REQUIREMENT: Reproduce the listing word for word. Skip any image.

::: RECORDED INFORMATION

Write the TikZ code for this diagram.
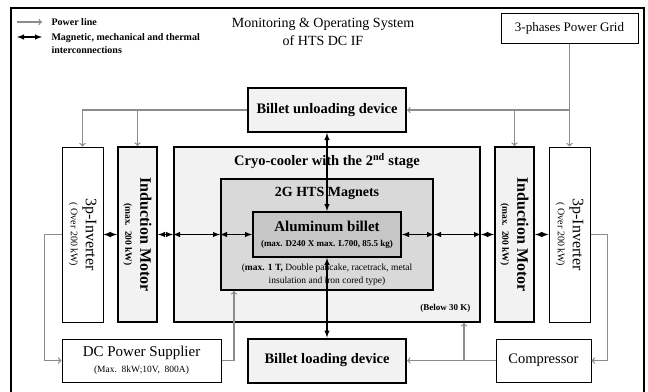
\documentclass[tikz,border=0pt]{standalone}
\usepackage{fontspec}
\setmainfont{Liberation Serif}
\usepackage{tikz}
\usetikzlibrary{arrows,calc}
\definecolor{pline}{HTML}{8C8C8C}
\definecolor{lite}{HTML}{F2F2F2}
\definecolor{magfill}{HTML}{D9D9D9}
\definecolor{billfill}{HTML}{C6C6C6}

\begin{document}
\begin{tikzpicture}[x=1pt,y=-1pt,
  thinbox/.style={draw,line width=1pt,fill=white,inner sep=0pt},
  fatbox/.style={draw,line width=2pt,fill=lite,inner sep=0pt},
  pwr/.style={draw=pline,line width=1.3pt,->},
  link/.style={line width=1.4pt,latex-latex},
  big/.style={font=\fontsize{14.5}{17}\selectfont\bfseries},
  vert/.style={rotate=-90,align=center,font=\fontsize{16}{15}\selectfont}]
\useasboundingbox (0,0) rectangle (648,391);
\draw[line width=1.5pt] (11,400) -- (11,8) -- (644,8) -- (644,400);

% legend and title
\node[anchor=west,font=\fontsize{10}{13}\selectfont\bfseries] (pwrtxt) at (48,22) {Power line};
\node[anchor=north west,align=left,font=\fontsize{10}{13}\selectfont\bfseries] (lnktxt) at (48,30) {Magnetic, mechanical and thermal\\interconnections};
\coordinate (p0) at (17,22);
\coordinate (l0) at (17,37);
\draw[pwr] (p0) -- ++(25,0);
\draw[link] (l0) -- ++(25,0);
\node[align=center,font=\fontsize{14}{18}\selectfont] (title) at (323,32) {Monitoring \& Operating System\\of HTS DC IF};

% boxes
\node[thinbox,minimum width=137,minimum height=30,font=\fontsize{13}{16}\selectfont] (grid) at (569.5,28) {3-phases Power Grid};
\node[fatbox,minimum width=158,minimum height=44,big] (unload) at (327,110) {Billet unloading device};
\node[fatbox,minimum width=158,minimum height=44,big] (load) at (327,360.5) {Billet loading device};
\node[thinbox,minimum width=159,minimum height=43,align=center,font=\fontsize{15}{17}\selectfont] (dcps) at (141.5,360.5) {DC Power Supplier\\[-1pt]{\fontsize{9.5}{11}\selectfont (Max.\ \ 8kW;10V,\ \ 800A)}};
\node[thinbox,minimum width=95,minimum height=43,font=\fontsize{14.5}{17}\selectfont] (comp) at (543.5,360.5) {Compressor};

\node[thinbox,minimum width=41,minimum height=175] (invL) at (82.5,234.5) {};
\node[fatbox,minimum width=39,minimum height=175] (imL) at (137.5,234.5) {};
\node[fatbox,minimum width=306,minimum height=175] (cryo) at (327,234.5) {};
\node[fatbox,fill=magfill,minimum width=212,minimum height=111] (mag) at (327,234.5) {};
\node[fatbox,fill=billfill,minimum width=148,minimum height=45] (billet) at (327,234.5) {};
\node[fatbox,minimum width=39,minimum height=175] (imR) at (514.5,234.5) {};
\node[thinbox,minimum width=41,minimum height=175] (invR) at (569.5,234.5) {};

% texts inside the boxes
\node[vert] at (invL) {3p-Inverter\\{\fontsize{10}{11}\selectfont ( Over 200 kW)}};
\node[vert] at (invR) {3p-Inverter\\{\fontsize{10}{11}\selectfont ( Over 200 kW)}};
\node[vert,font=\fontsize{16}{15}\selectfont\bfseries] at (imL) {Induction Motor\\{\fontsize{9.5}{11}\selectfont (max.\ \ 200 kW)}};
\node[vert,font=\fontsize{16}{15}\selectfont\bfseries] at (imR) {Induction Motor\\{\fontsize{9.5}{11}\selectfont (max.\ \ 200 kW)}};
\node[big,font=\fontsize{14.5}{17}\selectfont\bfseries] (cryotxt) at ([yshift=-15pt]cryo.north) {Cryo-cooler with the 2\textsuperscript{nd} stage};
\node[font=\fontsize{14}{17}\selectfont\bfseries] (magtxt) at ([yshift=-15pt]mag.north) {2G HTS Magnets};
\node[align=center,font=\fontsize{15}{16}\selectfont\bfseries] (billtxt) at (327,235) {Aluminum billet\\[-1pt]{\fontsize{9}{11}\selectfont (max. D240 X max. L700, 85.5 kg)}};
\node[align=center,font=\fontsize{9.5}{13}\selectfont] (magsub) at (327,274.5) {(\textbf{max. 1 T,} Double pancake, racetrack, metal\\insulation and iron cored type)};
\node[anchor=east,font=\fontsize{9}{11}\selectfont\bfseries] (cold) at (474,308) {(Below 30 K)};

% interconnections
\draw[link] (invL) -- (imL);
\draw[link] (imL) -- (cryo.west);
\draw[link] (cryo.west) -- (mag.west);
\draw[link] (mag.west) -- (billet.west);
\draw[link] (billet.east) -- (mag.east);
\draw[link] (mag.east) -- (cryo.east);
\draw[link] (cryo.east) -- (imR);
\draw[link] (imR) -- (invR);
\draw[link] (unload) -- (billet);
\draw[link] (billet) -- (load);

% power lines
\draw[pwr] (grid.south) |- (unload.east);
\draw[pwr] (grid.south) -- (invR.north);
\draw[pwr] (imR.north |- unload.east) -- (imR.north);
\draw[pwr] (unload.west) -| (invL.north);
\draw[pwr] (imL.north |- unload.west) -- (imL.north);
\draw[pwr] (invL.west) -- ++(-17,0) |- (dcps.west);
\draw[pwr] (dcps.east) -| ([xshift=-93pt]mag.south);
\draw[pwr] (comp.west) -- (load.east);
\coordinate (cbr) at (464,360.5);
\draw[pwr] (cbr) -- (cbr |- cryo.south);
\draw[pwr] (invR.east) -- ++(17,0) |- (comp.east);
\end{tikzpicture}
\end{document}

::::::

FINISHED EXERCISE:
Write the TikZ code for this diagram.
\documentclass[tikz,border=0pt]{standalone}
\usepackage{fontspec}
\setmainfont{Liberation Serif}
\usepackage{tikz}
\usetikzlibrary{arrows,calc}
\definecolor{pline}{HTML}{8C8C8C}
\definecolor{lite}{HTML}{F2F2F2}
\definecolor{magfill}{HTML}{D9D9D9}
\definecolor{billfill}{HTML}{C6C6C6}

\begin{document}
\begin{tikzpicture}[x=1pt,y=-1pt,
  thinbox/.style={draw,line width=1pt,fill=white,inner sep=0pt},
  fatbox/.style={draw,line width=2pt,fill=lite,inner sep=0pt},
  pwr/.style={draw=pline,line width=1.3pt,->},
  link/.style={line width=1.4pt,latex-latex},
  big/.style={font=\fontsize{14.5}{17}\selectfont\bfseries},
  vert/.style={rotate=-90,align=center,font=\fontsize{16}{15}\selectfont}]
\useasboundingbox (0,0) rectangle (648,391);
\draw[line width=1.5pt] (11,400) -- (11,8) -- (644,8) -- (644,400);

% legend and title
\node[anchor=west,font=\fontsize{10}{13}\selectfont\bfseries] (pwrtxt) at (48,22) {Power line};
\node[anchor=north west,align=left,font=\fontsize{10}{13}\selectfont\bfseries] (lnktxt) at (48,30) {Magnetic, mechanical and thermal\\interconnections};
\coordinate (p0) at (17,22);
\coordinate (l0) at (17,37);
\draw[pwr] (p0) -- ++(25,0);
\draw[link] (l0) -- ++(25,0);
\node[align=center,font=\fontsize{14}{18}\selectfont] (title) at (323,32) {Monitoring \& Operating System\\of HTS DC IF};

% boxes
\node[thinbox,minimum width=137,minimum height=30,font=\fontsize{13}{16}\selectfont] (grid) at (569.5,28) {3-phases Power Grid};
\node[fatbox,minimum width=158,minimum height=44,big] (unload) at (327,110) {Billet unloading device};
\node[fatbox,minimum width=158,minimum height=44,big] (load) at (327,360.5) {Billet loading device};
\node[thinbox,minimum width=159,minimum height=43,align=center,font=\fontsize{15}{17}\selectfont] (dcps) at (141.5,360.5) {DC Power Supplier\\[-1pt]{\fontsize{9.5}{11}\selectfont (Max.\ \ 8kW;10V,\ \ 800A)}};
\node[thinbox,minimum width=95,minimum height=43,font=\fontsize{14.5}{17}\selectfont] (comp) at (543.5,360.5) {Compressor};

\node[thinbox,minimum width=41,minimum height=175] (invL) at (82.5,234.5) {};
\node[fatbox,minimum width=39,minimum height=175] (imL) at (137.5,234.5) {};
\node[fatbox,minimum width=306,minimum height=175] (cryo) at (327,234.5) {};
\node[fatbox,fill=magfill,minimum width=212,minimum height=111] (mag) at (327,234.5) {};
\node[fatbox,fill=billfill,minimum width=148,minimum height=45] (billet) at (327,234.5) {};
\node[fatbox,minimum width=39,minimum height=175] (imR) at (514.5,234.5) {};
\node[thinbox,minimum width=41,minimum height=175] (invR) at (569.5,234.5) {};

% texts inside the boxes
\node[vert] at (invL) {3p-Inverter\\{\fontsize{10}{11}\selectfont ( Over 200 kW)}};
\node[vert] at (invR) {3p-Inverter\\{\fontsize{10}{11}\selectfont ( Over 200 kW)}};
\node[vert,font=\fontsize{16}{15}\selectfont\bfseries] at (imL) {Induction Motor\\{\fontsize{9.5}{11}\selectfont (max.\ \ 200 kW)}};
\node[vert,font=\fontsize{16}{15}\selectfont\bfseries] at (imR) {Induction Motor\\{\fontsize{9.5}{11}\selectfont (max.\ \ 200 kW)}};
\node[big,font=\fontsize{14.5}{17}\selectfont\bfseries] (cryotxt) at ([yshift=-15pt]cryo.north) {Cryo-cooler with the 2\textsuperscript{nd} stage};
\node[font=\fontsize{14}{17}\selectfont\bfseries] (magtxt) at ([yshift=-15pt]mag.north) {2G HTS Magnets};
\node[align=center,font=\fontsize{15}{16}\selectfont\bfseries] (billtxt) at (327,235) {Aluminum billet\\[-1pt]{\fontsize{9}{11}\selectfont (max. D240 X max. L700, 85.5 kg)}};
\node[align=center,font=\fontsize{9.5}{13}\selectfont] (magsub) at (327,274.5) {(\textbf{max. 1 T,} Double pancake, racetrack, metal\\insulation and iron cored type)};
\node[anchor=east,font=\fontsize{9}{11}\selectfont\bfseries] (cold) at (474,308) {(Below 30 K)};

% interconnections
\draw[link] (invL) -- (imL);
\draw[link] (imL) -- (cryo.west);
\draw[link] (cryo.west) -- (mag.west);
\draw[link] (mag.west) -- (billet.west);
\draw[link] (billet.east) -- (mag.east);
\draw[link] (mag.east) -- (cryo.east);
\draw[link] (cryo.east) -- (imR);
\draw[link] (imR) -- (invR);
\draw[link] (unload) -- (billet);
\draw[link] (billet) -- (load);

% power lines
\draw[pwr] (grid.south) |- (unload.east);
\draw[pwr] (grid.south) -- (invR.north);
\draw[pwr] (imR.north |- unload.east) -- (imR.north);
\draw[pwr] (unload.west) -| (invL.north);
\draw[pwr] (imL.north |- unload.west) -- (imL.north);
\draw[pwr] (invL.west) -- ++(-17,0) |- (dcps.west);
\draw[pwr] (dcps.east) -| ([xshift=-93pt]mag.south);
\draw[pwr] (comp.west) -- (load.east);
\coordinate (cbr) at (464,360.5);
\draw[pwr] (cbr) -- (cbr |- cryo.south);
\draw[pwr] (invR.east) -- ++(17,0) |- (comp.east);
\end{tikzpicture}
\end{document}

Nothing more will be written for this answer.